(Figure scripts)
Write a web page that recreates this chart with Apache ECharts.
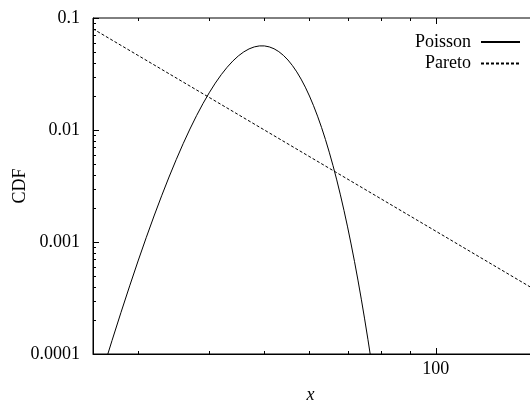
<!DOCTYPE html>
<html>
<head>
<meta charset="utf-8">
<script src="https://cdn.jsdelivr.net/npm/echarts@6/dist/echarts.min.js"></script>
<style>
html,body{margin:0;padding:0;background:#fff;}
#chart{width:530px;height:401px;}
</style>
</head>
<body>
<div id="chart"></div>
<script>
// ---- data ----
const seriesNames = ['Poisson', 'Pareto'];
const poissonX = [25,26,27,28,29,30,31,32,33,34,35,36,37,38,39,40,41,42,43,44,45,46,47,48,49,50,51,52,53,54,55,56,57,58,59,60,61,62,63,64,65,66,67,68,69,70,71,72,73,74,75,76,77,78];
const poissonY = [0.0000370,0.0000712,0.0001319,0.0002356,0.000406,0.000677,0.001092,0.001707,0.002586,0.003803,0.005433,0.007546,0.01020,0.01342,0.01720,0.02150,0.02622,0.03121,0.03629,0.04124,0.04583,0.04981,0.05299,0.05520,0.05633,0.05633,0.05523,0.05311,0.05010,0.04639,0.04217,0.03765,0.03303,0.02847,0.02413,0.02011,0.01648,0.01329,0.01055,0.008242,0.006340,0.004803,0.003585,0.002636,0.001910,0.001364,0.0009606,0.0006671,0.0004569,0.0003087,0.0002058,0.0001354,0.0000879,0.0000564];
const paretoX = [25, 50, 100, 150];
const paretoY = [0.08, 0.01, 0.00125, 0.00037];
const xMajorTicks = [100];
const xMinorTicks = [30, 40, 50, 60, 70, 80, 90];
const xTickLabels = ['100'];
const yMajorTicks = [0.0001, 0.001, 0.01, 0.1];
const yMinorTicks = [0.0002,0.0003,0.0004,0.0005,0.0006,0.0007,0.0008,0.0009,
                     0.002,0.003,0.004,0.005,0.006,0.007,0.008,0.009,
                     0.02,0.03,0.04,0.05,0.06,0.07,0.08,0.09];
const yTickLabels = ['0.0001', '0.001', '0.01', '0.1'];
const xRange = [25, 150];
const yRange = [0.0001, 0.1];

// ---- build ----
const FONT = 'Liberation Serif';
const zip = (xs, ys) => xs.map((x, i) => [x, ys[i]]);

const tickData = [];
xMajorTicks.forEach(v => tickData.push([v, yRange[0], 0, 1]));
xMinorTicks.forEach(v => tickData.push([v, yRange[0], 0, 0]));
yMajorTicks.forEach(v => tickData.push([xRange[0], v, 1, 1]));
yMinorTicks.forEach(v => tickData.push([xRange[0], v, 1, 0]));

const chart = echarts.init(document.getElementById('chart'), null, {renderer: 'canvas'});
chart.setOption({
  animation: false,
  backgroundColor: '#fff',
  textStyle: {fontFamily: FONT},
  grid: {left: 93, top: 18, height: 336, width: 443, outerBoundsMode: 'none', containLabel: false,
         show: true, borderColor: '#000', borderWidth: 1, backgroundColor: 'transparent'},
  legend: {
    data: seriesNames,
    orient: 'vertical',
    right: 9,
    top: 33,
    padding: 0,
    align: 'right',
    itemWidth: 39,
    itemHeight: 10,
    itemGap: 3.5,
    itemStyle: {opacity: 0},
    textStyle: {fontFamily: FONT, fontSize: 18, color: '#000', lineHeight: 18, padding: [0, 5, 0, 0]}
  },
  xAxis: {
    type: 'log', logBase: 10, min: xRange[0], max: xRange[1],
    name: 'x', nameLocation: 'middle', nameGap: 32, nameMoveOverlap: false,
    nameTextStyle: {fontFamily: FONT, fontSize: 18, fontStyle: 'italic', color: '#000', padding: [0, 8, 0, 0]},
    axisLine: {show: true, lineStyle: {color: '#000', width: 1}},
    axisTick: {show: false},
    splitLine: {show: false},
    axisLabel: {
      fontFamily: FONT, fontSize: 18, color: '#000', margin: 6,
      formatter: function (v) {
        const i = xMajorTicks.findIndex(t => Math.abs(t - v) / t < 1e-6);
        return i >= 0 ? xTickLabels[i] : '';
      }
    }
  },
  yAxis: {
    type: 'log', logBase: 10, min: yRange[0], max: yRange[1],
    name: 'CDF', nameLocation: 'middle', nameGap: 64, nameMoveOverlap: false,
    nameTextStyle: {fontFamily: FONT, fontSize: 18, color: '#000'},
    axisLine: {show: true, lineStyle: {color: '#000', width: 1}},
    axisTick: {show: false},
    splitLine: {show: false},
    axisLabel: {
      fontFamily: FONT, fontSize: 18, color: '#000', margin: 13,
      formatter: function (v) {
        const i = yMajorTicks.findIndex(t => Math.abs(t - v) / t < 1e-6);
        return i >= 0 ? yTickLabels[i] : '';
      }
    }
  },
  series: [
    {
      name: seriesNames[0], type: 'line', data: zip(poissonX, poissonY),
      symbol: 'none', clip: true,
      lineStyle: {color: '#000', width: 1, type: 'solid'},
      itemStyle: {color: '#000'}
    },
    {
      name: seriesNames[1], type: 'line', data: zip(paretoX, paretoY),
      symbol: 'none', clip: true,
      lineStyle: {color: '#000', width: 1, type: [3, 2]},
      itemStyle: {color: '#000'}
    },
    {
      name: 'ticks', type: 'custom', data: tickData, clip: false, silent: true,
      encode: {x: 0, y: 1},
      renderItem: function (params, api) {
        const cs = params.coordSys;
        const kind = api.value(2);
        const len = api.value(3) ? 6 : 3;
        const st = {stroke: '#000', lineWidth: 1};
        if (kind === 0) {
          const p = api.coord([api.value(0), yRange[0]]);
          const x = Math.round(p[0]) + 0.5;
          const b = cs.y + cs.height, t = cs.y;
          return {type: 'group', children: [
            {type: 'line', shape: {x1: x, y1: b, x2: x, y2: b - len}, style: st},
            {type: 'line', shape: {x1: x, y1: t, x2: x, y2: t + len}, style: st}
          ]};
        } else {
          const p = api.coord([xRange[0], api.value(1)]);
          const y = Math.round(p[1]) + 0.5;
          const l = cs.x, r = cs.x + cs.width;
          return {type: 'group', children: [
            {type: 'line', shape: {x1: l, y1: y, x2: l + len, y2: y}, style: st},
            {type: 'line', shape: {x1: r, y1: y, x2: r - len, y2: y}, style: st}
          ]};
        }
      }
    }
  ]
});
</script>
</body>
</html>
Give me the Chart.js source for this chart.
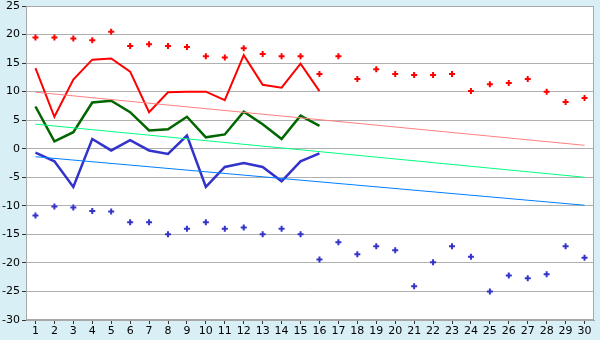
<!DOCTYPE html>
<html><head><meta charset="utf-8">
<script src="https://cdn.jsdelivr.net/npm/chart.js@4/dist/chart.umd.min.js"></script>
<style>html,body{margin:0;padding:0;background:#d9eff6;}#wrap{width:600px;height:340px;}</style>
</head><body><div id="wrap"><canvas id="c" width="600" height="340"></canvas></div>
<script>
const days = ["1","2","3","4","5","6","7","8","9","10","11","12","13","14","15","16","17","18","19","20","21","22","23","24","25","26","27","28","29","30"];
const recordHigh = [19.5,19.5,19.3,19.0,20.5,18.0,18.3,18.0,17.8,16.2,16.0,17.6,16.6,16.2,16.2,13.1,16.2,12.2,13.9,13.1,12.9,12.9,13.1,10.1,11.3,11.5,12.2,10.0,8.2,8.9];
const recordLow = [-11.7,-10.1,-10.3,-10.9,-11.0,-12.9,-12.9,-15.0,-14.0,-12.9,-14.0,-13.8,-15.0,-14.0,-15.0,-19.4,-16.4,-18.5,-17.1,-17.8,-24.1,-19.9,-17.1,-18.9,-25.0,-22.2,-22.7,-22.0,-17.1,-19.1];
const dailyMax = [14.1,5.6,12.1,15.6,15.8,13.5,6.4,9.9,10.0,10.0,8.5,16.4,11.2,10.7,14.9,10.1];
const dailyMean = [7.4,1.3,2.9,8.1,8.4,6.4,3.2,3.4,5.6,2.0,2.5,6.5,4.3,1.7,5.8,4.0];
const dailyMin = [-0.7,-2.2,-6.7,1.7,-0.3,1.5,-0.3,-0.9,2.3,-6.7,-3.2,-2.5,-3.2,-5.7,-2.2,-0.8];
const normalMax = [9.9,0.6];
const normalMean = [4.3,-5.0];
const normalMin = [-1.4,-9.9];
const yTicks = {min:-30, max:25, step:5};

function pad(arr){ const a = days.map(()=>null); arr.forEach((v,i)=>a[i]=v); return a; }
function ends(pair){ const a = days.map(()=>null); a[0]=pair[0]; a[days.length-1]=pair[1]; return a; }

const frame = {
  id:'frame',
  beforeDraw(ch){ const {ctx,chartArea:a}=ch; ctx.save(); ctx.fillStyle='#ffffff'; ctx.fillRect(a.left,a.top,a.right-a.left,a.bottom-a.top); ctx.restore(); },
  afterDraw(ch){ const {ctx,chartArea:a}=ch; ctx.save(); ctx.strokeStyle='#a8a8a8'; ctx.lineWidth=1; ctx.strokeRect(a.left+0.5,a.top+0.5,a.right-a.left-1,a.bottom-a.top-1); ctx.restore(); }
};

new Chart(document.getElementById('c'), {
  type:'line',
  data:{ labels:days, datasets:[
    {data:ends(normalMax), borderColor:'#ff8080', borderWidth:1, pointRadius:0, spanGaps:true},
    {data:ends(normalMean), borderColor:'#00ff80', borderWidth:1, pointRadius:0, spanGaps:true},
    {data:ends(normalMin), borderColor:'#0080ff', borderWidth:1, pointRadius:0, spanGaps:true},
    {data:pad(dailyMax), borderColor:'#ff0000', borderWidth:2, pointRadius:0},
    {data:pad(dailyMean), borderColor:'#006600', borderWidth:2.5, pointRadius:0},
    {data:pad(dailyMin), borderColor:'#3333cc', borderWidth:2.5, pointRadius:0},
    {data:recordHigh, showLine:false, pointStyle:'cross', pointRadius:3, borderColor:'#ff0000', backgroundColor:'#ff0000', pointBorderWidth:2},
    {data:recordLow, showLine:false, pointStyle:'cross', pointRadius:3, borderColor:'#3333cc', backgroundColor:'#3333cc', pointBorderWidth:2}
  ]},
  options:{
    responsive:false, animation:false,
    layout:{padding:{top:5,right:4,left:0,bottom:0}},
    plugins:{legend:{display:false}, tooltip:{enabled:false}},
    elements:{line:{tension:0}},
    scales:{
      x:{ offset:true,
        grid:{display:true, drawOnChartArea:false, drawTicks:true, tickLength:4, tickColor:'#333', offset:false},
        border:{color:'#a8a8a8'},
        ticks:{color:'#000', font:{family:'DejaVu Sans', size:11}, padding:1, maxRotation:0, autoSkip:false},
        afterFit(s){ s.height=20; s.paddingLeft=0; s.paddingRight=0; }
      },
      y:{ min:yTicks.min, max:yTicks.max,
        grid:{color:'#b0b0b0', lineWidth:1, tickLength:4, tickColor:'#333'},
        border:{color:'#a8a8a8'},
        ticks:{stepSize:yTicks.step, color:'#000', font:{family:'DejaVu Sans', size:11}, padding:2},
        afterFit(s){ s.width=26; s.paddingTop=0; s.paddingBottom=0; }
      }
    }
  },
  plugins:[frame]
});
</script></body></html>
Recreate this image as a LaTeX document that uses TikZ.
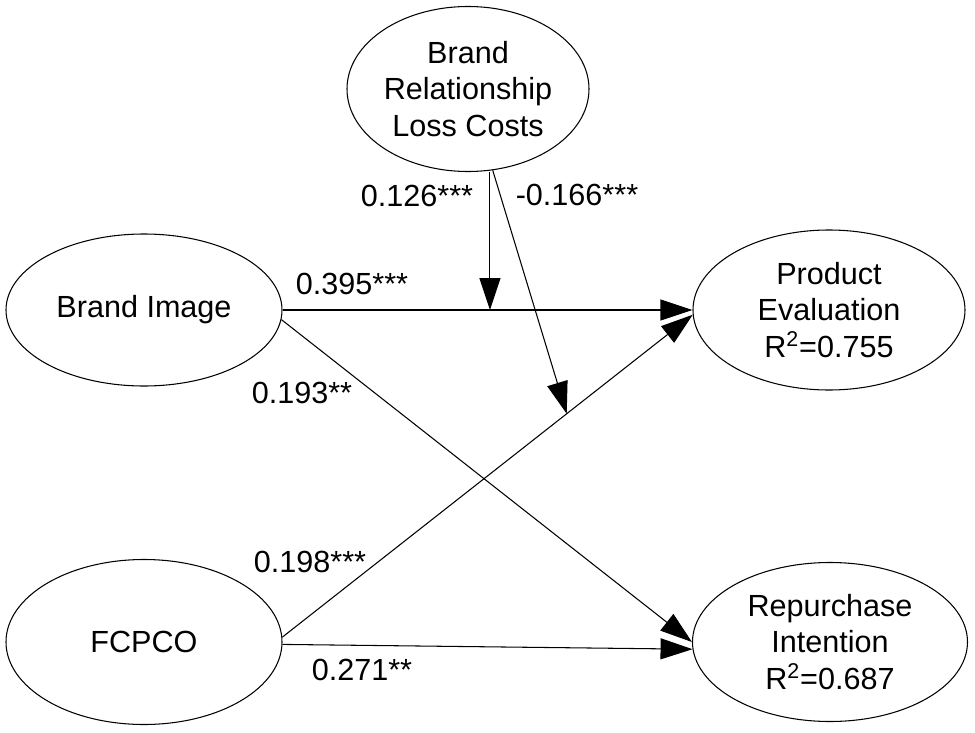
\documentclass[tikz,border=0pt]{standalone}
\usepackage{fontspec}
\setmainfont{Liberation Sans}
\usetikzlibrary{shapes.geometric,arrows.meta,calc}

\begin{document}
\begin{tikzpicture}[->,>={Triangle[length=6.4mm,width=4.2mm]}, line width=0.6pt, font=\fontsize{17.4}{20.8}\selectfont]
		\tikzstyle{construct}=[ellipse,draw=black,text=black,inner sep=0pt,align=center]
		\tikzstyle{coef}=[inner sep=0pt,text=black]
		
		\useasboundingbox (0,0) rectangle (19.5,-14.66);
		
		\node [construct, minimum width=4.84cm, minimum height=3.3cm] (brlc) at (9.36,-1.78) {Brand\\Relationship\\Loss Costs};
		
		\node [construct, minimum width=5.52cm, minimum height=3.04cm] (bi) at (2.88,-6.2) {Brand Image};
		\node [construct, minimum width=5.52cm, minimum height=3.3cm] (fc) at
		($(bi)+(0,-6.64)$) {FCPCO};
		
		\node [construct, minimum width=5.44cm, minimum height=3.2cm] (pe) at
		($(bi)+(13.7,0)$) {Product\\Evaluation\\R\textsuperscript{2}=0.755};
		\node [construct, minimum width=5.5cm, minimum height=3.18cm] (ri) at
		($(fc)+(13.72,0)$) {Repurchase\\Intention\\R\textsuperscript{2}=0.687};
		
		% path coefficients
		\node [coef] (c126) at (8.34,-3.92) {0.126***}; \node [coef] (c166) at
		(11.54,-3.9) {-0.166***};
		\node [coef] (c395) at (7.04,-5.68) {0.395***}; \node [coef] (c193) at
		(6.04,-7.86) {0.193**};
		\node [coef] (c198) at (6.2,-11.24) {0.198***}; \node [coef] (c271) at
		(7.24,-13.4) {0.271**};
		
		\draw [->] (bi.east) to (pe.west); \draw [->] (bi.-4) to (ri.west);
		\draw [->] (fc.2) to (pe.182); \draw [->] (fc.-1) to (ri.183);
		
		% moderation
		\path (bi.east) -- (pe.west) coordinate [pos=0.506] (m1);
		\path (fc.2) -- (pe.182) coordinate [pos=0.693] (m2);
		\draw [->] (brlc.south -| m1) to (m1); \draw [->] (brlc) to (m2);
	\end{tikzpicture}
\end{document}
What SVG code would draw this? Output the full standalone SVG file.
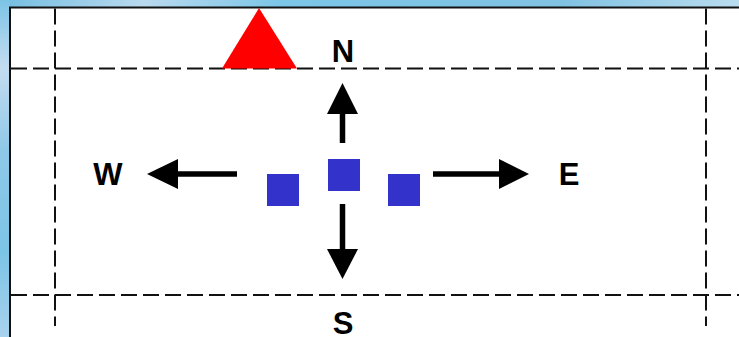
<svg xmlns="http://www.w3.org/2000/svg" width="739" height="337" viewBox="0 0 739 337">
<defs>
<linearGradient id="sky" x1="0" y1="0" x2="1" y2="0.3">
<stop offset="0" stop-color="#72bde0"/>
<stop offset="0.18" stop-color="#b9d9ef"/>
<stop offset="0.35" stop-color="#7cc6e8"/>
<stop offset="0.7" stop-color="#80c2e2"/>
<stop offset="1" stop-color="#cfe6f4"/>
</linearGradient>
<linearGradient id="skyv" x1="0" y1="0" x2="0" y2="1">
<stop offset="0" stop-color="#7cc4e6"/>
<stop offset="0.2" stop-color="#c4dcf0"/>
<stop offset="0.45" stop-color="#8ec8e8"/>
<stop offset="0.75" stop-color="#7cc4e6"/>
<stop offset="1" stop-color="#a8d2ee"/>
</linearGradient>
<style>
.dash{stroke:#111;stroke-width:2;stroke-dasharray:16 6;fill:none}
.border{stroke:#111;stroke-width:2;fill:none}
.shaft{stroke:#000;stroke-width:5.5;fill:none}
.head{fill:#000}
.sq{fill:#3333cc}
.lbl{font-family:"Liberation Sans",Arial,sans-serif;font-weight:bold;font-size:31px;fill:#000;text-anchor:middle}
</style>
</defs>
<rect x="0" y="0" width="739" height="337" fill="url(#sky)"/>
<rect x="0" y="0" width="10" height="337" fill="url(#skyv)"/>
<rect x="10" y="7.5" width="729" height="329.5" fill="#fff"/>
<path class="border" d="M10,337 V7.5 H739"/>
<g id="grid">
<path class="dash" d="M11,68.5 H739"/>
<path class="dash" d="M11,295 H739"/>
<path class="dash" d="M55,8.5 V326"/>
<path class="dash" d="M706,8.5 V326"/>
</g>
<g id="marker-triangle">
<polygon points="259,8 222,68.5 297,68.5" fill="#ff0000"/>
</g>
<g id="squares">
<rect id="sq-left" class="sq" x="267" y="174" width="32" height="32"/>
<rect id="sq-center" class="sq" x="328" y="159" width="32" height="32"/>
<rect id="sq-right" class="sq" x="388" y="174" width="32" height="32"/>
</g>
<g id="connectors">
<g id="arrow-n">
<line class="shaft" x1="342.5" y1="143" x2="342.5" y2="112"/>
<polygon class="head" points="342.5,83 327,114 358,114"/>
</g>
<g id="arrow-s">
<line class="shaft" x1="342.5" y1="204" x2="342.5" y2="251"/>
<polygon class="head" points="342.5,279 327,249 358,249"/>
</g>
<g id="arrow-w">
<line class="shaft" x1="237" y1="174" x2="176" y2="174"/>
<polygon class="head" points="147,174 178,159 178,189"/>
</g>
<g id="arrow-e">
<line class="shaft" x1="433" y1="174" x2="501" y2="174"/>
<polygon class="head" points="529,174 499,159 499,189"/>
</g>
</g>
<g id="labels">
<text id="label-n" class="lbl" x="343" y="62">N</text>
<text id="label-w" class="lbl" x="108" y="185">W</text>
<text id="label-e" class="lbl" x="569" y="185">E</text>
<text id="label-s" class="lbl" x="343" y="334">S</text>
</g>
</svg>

__OBJECTIVE__: Begin with the line where "Give me the Chart.js source for this chart." appears and end with the line where "days.map(()=>null); a[0]=pair[0]; a[days.length-1]=pair[1];" appears. Copy only that stretch, exactly, with no pictures.

__EXERCISE RESPONSE__:
Give me the Chart.js source for this chart.
<!DOCTYPE html>
<html><head><meta charset="utf-8">
<script src="https://cdn.jsdelivr.net/npm/chart.js@4/dist/chart.umd.min.js"></script>
<style>html,body{margin:0;padding:0;background:#d9eff6;}#wrap{width:600px;height:340px;}</style>
</head><body><div id="wrap"><canvas id="c" width="600" height="340"></canvas></div>
<script>
const days = ["1","2","3","4","5","6","7","8","9","10","11","12","13","14","15","16","17","18","19","20","21","22","23","24","25","26","27","28","29","30"];
const recordHigh = [19.5,19.5,19.3,19.0,20.5,18.0,18.3,18.0,17.8,16.2,16.0,17.6,16.6,16.2,16.2,13.1,16.2,12.2,13.9,13.1,12.9,12.9,13.1,10.1,11.3,11.5,12.2,10.0,8.2,8.9];
const recordLow = [-11.7,-10.1,-10.3,-10.9,-11.0,-12.9,-12.9,-15.0,-14.0,-12.9,-14.0,-13.8,-15.0,-14.0,-15.0,-19.4,-16.4,-18.5,-17.1,-17.8,-24.1,-19.9,-17.1,-18.9,-25.0,-22.2,-22.7,-22.0,-17.1,-19.1];
const dailyMax = [14.1,5.6,12.1,15.6,15.8,13.5,6.4,9.9,10.0,10.0,8.5,16.4,11.2,10.7,14.9,10.1];
const dailyMean = [7.4,1.3,2.9,8.1,8.4,6.4,3.2,3.4,5.6,2.0,2.5,6.5,4.3,1.7,5.8,4.0];
const dailyMin = [-0.7,-2.2,-6.7,1.7,-0.3,1.5,-0.3,-0.9,2.3,-6.7,-3.2,-2.5,-3.2,-5.7,-2.2,-0.8];
const normalMax = [9.9,0.6];
const normalMean = [4.3,-5.0];
const normalMin = [-1.4,-9.9];
const yTicks = {min:-30, max:25, step:5};

function pad(arr){ const a = days.map(()=>null); arr.forEach((v,i)=>a[i]=v); return a; }
function ends(pair){ const a = days.map(()=>null); a[0]=pair[0]; a[days.length-1]=pair[1]; return a; }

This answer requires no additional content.